### Your instructions
Make an exact copy of all the material below, apart from the pictures.

### Given material
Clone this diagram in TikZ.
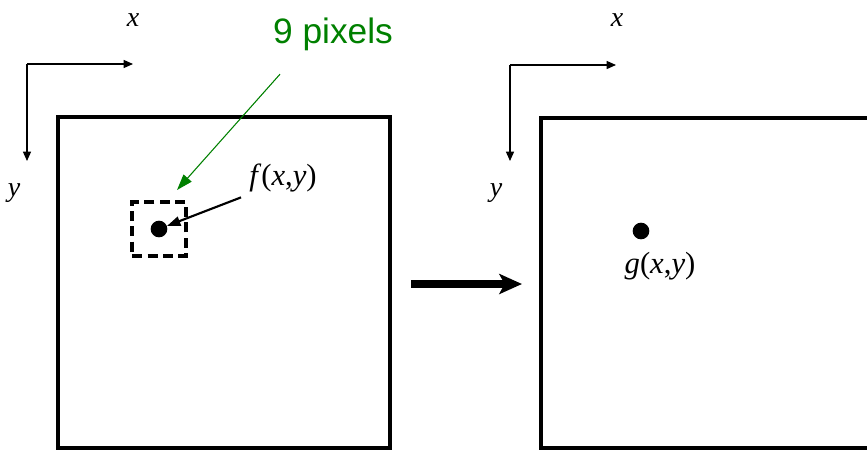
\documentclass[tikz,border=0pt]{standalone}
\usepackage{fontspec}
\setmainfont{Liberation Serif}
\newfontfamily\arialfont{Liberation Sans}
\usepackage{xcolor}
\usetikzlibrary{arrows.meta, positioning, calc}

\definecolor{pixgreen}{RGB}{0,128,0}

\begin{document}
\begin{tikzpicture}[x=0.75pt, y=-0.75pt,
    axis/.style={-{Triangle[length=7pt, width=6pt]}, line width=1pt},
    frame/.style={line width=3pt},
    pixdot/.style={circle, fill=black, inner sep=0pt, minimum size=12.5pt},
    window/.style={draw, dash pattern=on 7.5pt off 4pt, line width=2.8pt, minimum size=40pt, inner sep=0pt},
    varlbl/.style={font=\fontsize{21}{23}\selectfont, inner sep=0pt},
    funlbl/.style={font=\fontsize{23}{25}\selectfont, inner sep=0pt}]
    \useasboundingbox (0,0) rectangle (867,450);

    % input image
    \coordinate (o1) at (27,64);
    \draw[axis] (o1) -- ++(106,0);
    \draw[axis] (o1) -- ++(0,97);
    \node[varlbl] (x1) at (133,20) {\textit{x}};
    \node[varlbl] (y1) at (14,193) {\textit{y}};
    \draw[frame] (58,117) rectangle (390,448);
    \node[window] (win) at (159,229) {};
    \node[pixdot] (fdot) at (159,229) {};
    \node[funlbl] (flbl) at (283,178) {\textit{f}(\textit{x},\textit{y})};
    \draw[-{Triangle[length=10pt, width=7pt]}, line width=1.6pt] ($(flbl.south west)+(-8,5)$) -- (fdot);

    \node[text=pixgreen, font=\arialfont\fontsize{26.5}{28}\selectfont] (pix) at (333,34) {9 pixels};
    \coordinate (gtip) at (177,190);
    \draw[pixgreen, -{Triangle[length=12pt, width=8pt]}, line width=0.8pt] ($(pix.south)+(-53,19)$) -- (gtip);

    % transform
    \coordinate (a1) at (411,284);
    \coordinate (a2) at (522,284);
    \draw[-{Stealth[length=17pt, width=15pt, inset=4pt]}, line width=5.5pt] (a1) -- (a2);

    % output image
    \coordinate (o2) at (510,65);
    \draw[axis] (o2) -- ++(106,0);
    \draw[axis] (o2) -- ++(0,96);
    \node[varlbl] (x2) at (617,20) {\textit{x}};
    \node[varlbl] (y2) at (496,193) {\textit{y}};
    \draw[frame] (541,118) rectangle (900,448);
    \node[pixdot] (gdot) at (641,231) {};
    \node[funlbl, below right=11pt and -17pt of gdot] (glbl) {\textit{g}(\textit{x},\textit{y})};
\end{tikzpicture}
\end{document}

### Result below
Clone this diagram in TikZ.
\documentclass[tikz,border=0pt]{standalone}
\usepackage{fontspec}
\setmainfont{Liberation Serif}
\newfontfamily\arialfont{Liberation Sans}
\usepackage{xcolor}
\usetikzlibrary{arrows.meta, positioning, calc}

\definecolor{pixgreen}{RGB}{0,128,0}

\begin{document}
\begin{tikzpicture}[x=0.75pt, y=-0.75pt,
    axis/.style={-{Triangle[length=7pt, width=6pt]}, line width=1pt},
    frame/.style={line width=3pt},
    pixdot/.style={circle, fill=black, inner sep=0pt, minimum size=12.5pt},
    window/.style={draw, dash pattern=on 7.5pt off 4pt, line width=2.8pt, minimum size=40pt, inner sep=0pt},
    varlbl/.style={font=\fontsize{21}{23}\selectfont, inner sep=0pt},
    funlbl/.style={font=\fontsize{23}{25}\selectfont, inner sep=0pt}]
    \useasboundingbox (0,0) rectangle (867,450);

    % input image
    \coordinate (o1) at (27,64);
    \draw[axis] (o1) -- ++(106,0);
    \draw[axis] (o1) -- ++(0,97);
    \node[varlbl] (x1) at (133,20) {\textit{x}};
    \node[varlbl] (y1) at (14,193) {\textit{y}};
    \draw[frame] (58,117) rectangle (390,448);
    \node[window] (win) at (159,229) {};
    \node[pixdot] (fdot) at (159,229) {};
    \node[funlbl] (flbl) at (283,178) {\textit{f}(\textit{x},\textit{y})};
    \draw[-{Triangle[length=10pt, width=7pt]}, line width=1.6pt] ($(flbl.south west)+(-8,5)$) -- (fdot);

    \node[text=pixgreen, font=\arialfont\fontsize{26.5}{28}\selectfont] (pix) at (333,34) {9 pixels};
    \coordinate (gtip) at (177,190);
    \draw[pixgreen, -{Triangle[length=12pt, width=8pt]}, line width=0.8pt] ($(pix.south)+(-53,19)$) -- (gtip);

    % transform
    \coordinate (a1) at (411,284);
    \coordinate (a2) at (522,284);
    \draw[-{Stealth[length=17pt, width=15pt, inset=4pt]}, line width=5.5pt] (a1) -- (a2);

    % output image
    \coordinate (o2) at (510,65);
    \draw[axis] (o2) -- ++(106,0);
    \draw[axis] (o2) -- ++(0,96);
    \node[varlbl] (x2) at (617,20) {\textit{x}};
    \node[varlbl] (y2) at (496,193) {\textit{y}};
    \draw[frame] (541,118) rectangle (900,448);
    \node[pixdot] (gdot) at (641,231) {};
    \node[funlbl, below right=11pt and -17pt of gdot] (glbl) {\textit{g}(\textit{x},\textit{y})};
\end{tikzpicture}
\end{document}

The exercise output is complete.